#### What is expected:
Starting from the line that contains "Rebuild this chart", copy every line exactly until the line that contains "ax.set_xticklabels(categories, minor=True)", which is also included.

begin Task data

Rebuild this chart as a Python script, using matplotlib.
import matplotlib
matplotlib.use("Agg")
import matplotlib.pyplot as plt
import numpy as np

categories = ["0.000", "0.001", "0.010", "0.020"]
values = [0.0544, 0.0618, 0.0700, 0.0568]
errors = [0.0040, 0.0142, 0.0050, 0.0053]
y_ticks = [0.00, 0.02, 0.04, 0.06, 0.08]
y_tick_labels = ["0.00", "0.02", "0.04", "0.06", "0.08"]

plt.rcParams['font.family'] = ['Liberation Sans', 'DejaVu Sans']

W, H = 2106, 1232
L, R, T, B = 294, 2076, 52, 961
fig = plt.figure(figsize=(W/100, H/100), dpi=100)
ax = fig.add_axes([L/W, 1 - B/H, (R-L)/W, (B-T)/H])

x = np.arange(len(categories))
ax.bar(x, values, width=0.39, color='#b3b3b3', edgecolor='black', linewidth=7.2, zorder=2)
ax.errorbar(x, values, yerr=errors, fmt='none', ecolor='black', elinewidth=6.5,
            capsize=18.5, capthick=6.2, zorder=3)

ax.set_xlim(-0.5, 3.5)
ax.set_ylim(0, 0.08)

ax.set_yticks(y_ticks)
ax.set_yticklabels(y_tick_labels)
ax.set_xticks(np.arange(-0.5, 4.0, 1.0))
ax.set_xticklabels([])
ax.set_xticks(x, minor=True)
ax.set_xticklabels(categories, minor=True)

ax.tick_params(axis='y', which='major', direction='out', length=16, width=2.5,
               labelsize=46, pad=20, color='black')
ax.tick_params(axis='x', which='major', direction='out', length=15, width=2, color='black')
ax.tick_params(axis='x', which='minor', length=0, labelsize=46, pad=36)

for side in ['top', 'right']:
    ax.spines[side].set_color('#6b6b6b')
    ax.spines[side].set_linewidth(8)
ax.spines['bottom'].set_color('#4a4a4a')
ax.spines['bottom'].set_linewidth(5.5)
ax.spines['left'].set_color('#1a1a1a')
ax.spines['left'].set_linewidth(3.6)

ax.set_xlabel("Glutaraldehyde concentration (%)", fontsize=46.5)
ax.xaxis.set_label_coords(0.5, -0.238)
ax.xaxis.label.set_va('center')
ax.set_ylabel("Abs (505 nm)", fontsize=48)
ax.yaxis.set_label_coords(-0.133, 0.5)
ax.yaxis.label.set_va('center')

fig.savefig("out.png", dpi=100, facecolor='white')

end Task data
begin Task data

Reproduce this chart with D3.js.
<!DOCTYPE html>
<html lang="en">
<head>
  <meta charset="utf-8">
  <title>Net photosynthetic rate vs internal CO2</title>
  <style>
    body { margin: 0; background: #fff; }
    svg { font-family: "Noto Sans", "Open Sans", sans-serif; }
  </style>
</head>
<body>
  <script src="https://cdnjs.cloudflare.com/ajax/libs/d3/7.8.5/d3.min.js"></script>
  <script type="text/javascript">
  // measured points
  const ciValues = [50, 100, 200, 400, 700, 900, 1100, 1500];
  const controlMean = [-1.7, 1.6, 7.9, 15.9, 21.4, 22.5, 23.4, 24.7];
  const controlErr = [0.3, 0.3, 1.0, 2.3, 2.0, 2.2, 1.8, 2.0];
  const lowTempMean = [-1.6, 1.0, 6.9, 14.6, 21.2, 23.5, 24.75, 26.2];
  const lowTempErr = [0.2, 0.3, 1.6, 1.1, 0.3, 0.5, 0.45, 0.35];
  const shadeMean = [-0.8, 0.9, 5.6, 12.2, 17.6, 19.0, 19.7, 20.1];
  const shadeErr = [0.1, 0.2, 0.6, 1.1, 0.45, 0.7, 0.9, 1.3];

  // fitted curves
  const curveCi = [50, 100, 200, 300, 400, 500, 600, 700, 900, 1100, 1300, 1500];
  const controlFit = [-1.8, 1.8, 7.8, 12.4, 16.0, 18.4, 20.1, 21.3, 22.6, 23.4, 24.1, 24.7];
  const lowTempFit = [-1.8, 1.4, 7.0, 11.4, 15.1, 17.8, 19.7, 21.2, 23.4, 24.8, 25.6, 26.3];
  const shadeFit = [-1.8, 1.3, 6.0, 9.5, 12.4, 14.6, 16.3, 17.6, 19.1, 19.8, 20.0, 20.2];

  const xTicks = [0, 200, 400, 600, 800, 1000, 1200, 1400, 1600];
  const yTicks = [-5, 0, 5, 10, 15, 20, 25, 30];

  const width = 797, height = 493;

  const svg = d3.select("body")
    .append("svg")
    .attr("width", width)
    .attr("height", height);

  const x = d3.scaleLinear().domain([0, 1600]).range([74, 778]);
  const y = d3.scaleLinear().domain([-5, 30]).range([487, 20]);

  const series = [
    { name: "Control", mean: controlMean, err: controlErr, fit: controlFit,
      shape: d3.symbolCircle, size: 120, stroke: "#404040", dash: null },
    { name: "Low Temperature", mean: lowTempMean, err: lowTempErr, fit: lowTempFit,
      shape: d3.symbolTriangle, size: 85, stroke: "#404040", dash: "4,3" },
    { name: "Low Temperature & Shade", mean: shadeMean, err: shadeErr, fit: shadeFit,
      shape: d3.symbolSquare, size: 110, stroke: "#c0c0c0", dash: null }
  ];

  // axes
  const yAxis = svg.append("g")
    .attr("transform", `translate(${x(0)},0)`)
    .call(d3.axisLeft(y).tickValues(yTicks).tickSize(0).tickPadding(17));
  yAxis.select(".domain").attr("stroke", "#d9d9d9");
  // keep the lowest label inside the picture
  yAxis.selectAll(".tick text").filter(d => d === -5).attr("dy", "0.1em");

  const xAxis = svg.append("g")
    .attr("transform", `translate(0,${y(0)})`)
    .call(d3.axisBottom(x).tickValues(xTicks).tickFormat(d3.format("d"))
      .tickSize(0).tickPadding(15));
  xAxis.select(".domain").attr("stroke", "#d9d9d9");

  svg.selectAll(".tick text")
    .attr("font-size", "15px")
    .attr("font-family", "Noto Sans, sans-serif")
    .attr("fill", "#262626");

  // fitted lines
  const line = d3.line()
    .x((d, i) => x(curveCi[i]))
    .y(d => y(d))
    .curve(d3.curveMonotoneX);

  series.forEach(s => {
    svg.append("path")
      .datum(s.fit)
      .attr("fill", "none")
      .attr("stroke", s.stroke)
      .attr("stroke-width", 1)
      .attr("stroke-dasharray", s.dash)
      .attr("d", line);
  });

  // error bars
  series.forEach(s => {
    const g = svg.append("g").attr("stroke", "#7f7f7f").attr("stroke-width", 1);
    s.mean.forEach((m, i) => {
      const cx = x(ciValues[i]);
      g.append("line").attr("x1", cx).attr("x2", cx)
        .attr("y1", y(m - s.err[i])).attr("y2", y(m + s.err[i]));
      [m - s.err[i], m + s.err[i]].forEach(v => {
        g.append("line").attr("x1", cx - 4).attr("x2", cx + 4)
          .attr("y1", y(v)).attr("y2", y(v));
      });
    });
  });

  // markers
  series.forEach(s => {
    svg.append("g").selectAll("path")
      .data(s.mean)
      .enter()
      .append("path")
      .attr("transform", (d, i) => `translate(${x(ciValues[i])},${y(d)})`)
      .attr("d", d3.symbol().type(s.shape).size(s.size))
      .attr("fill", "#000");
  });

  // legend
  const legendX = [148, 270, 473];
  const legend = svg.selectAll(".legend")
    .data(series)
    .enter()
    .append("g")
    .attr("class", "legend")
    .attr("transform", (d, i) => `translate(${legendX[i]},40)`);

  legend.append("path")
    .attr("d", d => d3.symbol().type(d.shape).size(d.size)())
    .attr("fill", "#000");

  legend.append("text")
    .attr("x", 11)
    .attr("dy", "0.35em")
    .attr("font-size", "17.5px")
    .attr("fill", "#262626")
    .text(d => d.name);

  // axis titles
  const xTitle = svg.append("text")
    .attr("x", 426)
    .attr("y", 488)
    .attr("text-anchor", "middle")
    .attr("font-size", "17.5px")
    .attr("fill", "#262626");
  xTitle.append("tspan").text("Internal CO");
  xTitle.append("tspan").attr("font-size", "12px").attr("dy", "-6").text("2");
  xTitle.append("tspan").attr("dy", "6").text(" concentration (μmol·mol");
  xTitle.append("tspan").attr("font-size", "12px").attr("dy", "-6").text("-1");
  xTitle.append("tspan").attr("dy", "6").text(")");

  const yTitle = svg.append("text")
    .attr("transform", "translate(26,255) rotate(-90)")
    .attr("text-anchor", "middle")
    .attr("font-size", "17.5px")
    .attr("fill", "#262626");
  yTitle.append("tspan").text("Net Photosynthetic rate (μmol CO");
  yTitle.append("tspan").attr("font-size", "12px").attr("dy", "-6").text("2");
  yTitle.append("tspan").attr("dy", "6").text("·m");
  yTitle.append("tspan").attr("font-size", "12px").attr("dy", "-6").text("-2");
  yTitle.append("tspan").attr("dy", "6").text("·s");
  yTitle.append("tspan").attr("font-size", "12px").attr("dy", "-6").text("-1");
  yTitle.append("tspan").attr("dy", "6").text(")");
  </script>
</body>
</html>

end Task data
begin Task data

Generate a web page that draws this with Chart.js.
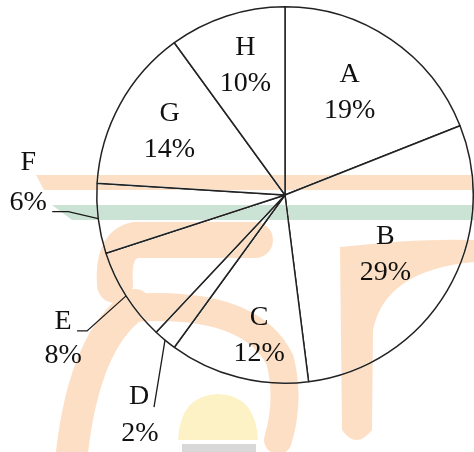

end Task data

#### Answer to the exercise:
Rebuild this chart as a Python script, using matplotlib.
import matplotlib
matplotlib.use("Agg")
import matplotlib.pyplot as plt
import numpy as np

categories = ["0.000", "0.001", "0.010", "0.020"]
values = [0.0544, 0.0618, 0.0700, 0.0568]
errors = [0.0040, 0.0142, 0.0050, 0.0053]
y_ticks = [0.00, 0.02, 0.04, 0.06, 0.08]
y_tick_labels = ["0.00", "0.02", "0.04", "0.06", "0.08"]

plt.rcParams['font.family'] = ['Liberation Sans', 'DejaVu Sans']

W, H = 2106, 1232
L, R, T, B = 294, 2076, 52, 961
fig = plt.figure(figsize=(W/100, H/100), dpi=100)
ax = fig.add_axes([L/W, 1 - B/H, (R-L)/W, (B-T)/H])

x = np.arange(len(categories))
ax.bar(x, values, width=0.39, color='#b3b3b3', edgecolor='black', linewidth=7.2, zorder=2)
ax.errorbar(x, values, yerr=errors, fmt='none', ecolor='black', elinewidth=6.5,
            capsize=18.5, capthick=6.2, zorder=3)

ax.set_xlim(-0.5, 3.5)
ax.set_ylim(0, 0.08)

ax.set_yticks(y_ticks)
ax.set_yticklabels(y_tick_labels)
ax.set_xticks(np.arange(-0.5, 4.0, 1.0))
ax.set_xticklabels([])
ax.set_xticks(x, minor=True)
ax.set_xticklabels(categories, minor=True)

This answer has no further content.